L’Uemoa aussi a son pétrole : le coton, cultivé à perte de vue dans tous les pays de la zone. Mais or noir contre or blanc, le match est trop inégal. D’un côté, des États qui prélèvent des royalties sur l’attribution des zones d’exploration aux sociétés pétrolières, de l’autre des millions de paysans qui subissent l’évolution fluctuante des cours internationaux du coton, du café, du cacao, de l’arachide, de l’huile de palme ou de l’hévéa. D’autant que, depuis bientôt deux ans, la zone Uemoa vit au rythme de la crise ivoirienne et de ses répercussions sur la région. Fort heureusement, à en croire la dernière étude de l’Agence française de développement (AFD) sur la zone franc, en avril 2004, « les conséquences tant sur le pays lui-même que sur les économies des pays de la sous-région […] n’ont pas eu l’ampleur qu’on pouvait craindre. On constate même, avec les bons résultats pluviométriques enregistrés au cours de cette dernière campagne au Sahel, que les précipitations ont plus d’incidences macroéconomiques qu’une crise politique majeure dans le pays voisin et que l’interruption des circuits d’approvisionnement. » Voilà qui est rassurant ! D’ailleurs, précise l’AFD, « les échanges se sont réorientés et sont en train de trouver un nouvel équilibre ». Finalement, « la zone Uemoa a su s’adapter à la crise ivoirienne. Si les affrontements n’y reprennent pas de manière ouverte, l’économie de la zone poursuivra sa route comme elle l’a fait jusqu’ici, avec néanmoins une croissance globalement amoindrie ». Cela s’appelle dédramatiser une situation qui, sans doute faute de recul suffisant, laissait le champ libre aux interprétations les plus alarmistes. Ce sont donc, en grande partie, les bonnes campagnes cotonnière et céréalière 2003-2004 qui devraient permettre à l’Uemoa d’afficher une croissance soutenue cette année et l’an prochain (voir graphiques ci-contre).

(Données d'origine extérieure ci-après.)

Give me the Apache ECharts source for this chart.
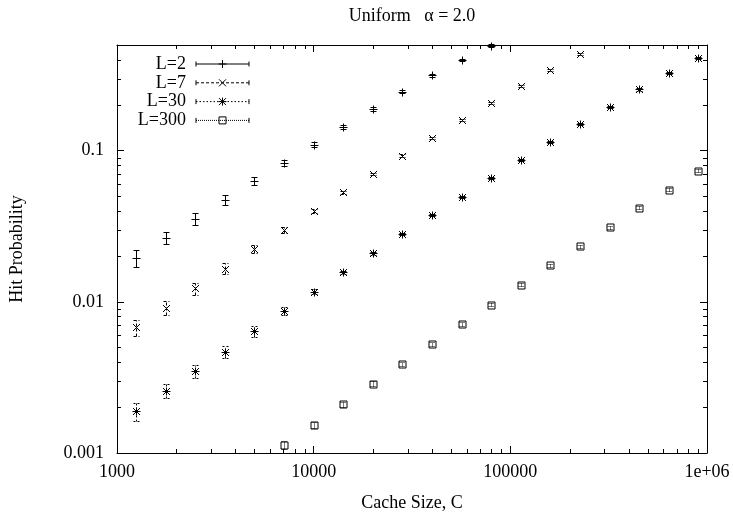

Quant à la Cemac, elle surfe allègrement sur la vague d’un baril de pétrole à 40 dollars : 2004 devrait enregistrer un record de croissance (8 % selon l’AFD) du fait de la montée en puissance du pétrole tchadien, d’une conjoncture favorable au Cameroun et du prix élevé du pétrole. Mais plus dure sera la chute si le prix du baril retombe et, surtout, ce qui est inéluctable, lorsque la production commencera à décliner. C’est d’ailleurs déjà le cas au Cameroun et au Gabon. Si le premier de ces deux pays possède une économie bien diversifiée avec une agriculture forte, ce n’est pas le cas du second, où l’après-pétrole s’annonce difficile. À l’inverse, pour la Guinée équatoriale, qui a enregistré en 2001 un record mondial de croissance à 58 %, ainsi que pour le Tchad, le véritable problème est de gérer cette soudaine manne financière alors que leurs structures politiques et administratives sont celles de pays qui figuraient il y a peu de temps encore parmi les plus pauvres au monde.